Since many of students are financially dependent on their families, many parents achieve their control through fiscal means. "No matter what I spend, my parents don't mind paying my credit card bill because that way they find out where every penny is being spent. It's a method of keeping track of me," admits one student. A friend agrees that "my dad is paying for me to go to Harvard, so I have to respect his request that I concentrate in a science."
The Parent Who's Living Vicariously
Although it places an unfair burden on a child, many parents unwittingly pressure students to carry out their own unfulfilled dreams. The mere fact that their children are attending Harvard may cause parents to feel jealous or want to adopt their children's experiences as their own. Perhaps they just want to visit, genuinely wanting to hear every detail of every day of college life.
Perhaps these parents may insist that they act the way they do simply because they are proud of their children and want to keep them from repeating parents' past mistakes. But this itself is a twisted idea, as one irked first-year reveals, "My father always tells me and my friends to make sure that we study statistics. He insists that it's `the wave of the future,' but I think it's because he thinks statistics would have helped him in his own career."
The Nosey Parent
Trying to redefine the parent-child relationship now that the child is away from home can prove difficult for many parents.

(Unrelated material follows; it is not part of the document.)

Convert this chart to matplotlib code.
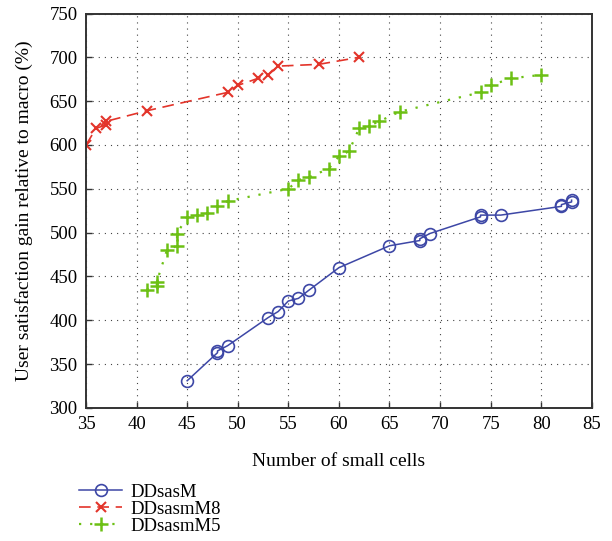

In an attempt to remain close to their children, Nosey Parents think that they need to become best friends. They may ask unrelenting personal questions or try to behave younger; they may even press for intimate details about their child's life on campus.
Such parents aren't really trying to invade your privacy--they just believe that discussing personal things will keep you closer to home.
"My mother would much rather talk about my social life than my classes," acknowledges one student. "If she doesn't think I'm going out enough she'll be sure to tell me. She thinks college is a time to date a lot of people so you can find out what you want in a spouse."
Attached parents are a reality that many Harvard students learn to live with. By developing methods for dealing with the aforementioned complexes, controlled children gradually learn to accept the lingering remainders of parental authority, confident that they will fade with time.